Wer kann die Ausländersicherheitsleistung beantragen?
In der Regel die beklagte Partei. Der Antrag ist frühzeitig zu stellen, üblicherweise bevor das Gericht die Sache inhaltlich verhandelt. Das Gericht prüft, ob die Voraussetzungen vorliegen und ob Ausnahmen greifen.
Welche Kosten umfasst die Sicherheitsleistung typischerweise?
Erfasst werden üblicherweise erstattungsfähige Gerichtsgebühren, Anwaltskosten der Gegenseite, Auslagen für Zeugen, Sachverständige, Reisen und notwendige Übersetzungen sowie Zustellungen. Die konkrete Höhe bestimmt das Gericht nach voraussichtlichem Aufwand.
Gibt es Ausnahmen für EU-/EWR-Beteiligte oder aufgrund internationaler Abkommen?
Häufig ja. Bei Wohnsitz oder Sitz in bestimmten Staaten entfällt die Pflicht zur Sicherheitsleistung, etwa aufgrund unionsrechtlicher Vorgaben oder völkerrechtlicher Gleichbehandlungs- und Vollstreckungsabkommen.
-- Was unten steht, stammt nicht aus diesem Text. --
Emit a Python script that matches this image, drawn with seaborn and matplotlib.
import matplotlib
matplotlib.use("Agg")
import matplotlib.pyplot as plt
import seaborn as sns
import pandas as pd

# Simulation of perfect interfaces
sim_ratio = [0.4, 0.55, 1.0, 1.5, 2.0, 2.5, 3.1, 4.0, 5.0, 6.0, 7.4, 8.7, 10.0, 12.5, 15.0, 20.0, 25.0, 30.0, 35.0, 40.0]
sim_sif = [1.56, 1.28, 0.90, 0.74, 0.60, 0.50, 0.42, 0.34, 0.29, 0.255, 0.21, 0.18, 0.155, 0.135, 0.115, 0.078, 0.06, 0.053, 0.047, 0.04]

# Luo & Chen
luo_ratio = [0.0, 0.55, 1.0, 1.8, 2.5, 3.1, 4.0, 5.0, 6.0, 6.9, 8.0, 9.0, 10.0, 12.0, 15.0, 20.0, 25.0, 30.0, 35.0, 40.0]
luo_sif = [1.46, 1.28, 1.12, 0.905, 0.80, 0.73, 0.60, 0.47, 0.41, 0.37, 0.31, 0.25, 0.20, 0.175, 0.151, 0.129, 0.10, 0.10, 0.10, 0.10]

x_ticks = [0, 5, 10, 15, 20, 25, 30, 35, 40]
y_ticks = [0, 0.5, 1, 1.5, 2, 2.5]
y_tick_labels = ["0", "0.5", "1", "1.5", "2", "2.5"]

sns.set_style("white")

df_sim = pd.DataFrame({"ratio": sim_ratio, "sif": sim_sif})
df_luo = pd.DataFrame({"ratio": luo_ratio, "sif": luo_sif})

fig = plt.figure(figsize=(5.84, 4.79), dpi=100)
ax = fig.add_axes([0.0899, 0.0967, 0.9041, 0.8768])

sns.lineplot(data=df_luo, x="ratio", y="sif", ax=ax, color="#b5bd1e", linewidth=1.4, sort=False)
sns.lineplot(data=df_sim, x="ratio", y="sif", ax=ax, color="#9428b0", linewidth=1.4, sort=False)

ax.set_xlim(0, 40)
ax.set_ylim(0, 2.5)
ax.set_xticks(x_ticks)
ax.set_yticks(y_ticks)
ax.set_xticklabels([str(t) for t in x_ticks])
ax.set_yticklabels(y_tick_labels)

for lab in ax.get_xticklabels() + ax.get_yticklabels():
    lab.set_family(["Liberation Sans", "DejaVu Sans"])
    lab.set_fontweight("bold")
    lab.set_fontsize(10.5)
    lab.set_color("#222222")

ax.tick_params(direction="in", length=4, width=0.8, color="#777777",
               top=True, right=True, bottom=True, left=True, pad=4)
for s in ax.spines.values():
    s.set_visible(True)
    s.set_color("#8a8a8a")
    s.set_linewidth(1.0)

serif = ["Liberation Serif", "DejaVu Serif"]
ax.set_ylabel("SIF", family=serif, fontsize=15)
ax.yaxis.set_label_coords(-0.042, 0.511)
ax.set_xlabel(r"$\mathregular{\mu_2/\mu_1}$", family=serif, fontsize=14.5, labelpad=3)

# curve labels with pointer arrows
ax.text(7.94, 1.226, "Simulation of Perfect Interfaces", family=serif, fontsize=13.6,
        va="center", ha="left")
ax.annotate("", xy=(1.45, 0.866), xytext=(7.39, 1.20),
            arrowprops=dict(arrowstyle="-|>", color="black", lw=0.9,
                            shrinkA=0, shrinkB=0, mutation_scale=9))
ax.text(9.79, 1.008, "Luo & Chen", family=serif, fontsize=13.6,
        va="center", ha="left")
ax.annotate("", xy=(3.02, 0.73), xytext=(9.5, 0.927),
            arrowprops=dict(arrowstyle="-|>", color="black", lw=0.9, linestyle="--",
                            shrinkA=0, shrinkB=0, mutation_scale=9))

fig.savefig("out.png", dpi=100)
Ob eine Ausnahme greift, wird im Einzelfall geprüft.
In welcher Form kann die Sicherheit geleistet werden?
Üblich sind Geldhinterlegungen bei Gericht sowie unbedingte Bürgschaften oder Garantien geeigneter Kreditinstitute oder Versicherer. Entscheidend ist, dass die Sicherheit gleichwertig, verlässlich und ohne zusätzliche Vollstreckungsrisiken verwertbar ist.
Was passiert, wenn die Sicherheit nicht fristgerecht gestellt wird?
Das Gericht kann die Klage als unzulässig behandeln oder das Verfahren bis zur Erbringung der Sicherheit aussetzen. Die konkreten Folgen richten sich nach dem Stand des Verfahrens und der gerichtlichen Anordnung.
Gilt die Ausländersicherheitsleistung auch außerhalb des Zivilprozesses?
In anderen Rechtsgebieten existieren eigenständige Sicherungsinstrumente, etwa Kautionen zur Sicherung erwarteter Geldbußen oder Abgaben. Diese unterscheiden sich in Zweck, Voraussetzungen und Verfahren von der zivilprozessualen Prozesskostensicherheit.
Kann die Höhe der Sicherheit nachträglich geändert werden?
Ja. Ergibt sich ein erhöhter oder verminderter Kostenvorschussbedarf, kann das Gericht die Sicherheit anpassen. Auch neue Umstände, die eine Ausnahme begründen, können berücksichtigt werden.